A new study by the Centers for Disease Control and Prevention has just been released that shows that the number of people living in America with HIV or AIDS is higher than was originally thought.
The study was released just ahead of a massive international AIDS conference being held in Mexico City.
Not all is bad news however, as although there is an influx of AIDS cases by nearly a quarter million people since numbers were last comprised, the number of yearly cases being reported is significantly less each year.
There are new methods of identifying HIV/AIDS cases, a fact that researchers say maybe to blame for the increase of cases actually being reported.
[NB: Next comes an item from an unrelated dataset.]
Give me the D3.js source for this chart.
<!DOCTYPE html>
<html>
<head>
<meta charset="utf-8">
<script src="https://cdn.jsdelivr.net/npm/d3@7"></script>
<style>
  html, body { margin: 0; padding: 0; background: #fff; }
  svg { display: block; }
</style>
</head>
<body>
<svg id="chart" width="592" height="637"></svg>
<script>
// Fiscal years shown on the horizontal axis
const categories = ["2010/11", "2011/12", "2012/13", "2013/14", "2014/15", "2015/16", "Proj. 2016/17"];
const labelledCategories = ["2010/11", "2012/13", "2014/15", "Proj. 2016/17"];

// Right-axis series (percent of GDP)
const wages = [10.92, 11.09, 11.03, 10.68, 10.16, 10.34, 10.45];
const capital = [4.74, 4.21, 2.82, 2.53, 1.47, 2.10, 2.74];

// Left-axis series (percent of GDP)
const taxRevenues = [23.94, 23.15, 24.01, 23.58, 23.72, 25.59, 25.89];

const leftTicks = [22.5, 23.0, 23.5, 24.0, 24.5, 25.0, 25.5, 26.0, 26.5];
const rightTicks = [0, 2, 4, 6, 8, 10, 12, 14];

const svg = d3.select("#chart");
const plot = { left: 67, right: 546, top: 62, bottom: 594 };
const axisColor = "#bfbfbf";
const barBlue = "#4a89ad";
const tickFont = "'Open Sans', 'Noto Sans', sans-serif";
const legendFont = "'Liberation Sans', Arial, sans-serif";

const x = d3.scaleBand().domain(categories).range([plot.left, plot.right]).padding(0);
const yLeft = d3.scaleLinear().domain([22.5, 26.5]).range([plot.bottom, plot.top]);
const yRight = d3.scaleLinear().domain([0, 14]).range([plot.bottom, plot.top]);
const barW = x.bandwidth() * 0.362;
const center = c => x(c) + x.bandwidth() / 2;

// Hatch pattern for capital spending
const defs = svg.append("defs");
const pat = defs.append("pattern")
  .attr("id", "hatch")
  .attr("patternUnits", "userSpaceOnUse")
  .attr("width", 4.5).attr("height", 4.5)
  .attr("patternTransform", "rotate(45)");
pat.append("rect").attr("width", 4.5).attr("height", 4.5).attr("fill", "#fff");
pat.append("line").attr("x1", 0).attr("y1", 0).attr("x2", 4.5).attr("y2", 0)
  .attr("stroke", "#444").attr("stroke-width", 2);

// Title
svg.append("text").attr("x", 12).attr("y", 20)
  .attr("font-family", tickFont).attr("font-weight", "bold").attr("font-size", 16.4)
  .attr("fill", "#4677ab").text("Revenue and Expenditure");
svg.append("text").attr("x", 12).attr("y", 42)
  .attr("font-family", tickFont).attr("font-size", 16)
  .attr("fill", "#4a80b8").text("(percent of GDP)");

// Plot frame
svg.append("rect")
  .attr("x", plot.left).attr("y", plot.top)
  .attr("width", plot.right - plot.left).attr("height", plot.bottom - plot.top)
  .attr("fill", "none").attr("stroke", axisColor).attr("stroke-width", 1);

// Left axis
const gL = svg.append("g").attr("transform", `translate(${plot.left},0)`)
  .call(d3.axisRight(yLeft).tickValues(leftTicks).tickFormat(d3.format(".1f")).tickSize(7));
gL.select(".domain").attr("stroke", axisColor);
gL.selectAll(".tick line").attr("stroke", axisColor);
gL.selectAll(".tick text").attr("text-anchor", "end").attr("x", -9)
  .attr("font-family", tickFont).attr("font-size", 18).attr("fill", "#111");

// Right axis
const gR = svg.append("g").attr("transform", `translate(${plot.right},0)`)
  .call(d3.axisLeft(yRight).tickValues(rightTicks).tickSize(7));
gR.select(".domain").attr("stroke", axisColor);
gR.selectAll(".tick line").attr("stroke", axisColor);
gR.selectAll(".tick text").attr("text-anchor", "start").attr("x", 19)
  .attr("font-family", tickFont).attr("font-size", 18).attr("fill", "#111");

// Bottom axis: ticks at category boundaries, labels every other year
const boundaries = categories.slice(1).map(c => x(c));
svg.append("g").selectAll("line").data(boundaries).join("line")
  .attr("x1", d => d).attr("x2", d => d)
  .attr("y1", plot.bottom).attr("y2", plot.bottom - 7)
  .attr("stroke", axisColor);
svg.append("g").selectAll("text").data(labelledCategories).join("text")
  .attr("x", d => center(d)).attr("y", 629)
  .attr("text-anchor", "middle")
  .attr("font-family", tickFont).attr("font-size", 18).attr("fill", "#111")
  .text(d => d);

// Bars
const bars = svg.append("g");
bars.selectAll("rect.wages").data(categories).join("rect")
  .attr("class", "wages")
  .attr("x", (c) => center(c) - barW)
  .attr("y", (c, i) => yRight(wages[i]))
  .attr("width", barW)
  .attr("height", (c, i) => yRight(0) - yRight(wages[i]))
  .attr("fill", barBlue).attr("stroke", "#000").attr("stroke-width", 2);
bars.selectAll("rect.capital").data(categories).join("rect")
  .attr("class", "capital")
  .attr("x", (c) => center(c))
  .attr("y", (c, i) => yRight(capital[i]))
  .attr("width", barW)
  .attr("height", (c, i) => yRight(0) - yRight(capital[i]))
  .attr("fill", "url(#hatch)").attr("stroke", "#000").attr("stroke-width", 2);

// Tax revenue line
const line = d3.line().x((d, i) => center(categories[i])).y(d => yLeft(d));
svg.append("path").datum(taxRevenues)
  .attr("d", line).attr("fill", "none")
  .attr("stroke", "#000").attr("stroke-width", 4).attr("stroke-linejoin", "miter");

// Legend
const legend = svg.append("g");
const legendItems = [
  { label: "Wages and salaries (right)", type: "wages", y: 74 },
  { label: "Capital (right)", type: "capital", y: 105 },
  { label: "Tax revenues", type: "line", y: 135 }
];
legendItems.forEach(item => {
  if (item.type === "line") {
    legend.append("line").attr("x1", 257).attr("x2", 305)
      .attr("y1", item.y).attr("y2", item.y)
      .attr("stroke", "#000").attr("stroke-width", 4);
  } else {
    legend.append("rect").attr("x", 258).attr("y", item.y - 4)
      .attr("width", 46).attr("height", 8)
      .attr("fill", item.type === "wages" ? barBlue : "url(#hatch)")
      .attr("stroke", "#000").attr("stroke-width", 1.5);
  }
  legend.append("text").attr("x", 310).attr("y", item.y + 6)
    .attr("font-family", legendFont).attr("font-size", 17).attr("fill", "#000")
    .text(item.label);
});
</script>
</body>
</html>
There is currently no cure for the AIDS virus, but despite this fact, new drugs have been developed which greatly enhance the lives of people living with the virus.
“Over 95 percent of people living with HIV are not transmitting to someone else in a given year,” said David R. Holtgrave, an expert on AIDS prevention at the Bloomberg School of Public Health at Johns Hopkins University. “What that says is the transmission rate has been kept very low by prevention efforts.”
“These data corroborate what many of us suspected — that the epidemic is worse than we thought. However, it doesn’t seem to be getting worse,” said Jennifer Kates, director of HIV policy at the Kaiser Family Foundation in Washington.
Each year, the CDC spends more than 750 million dollars on HIV prevention programs.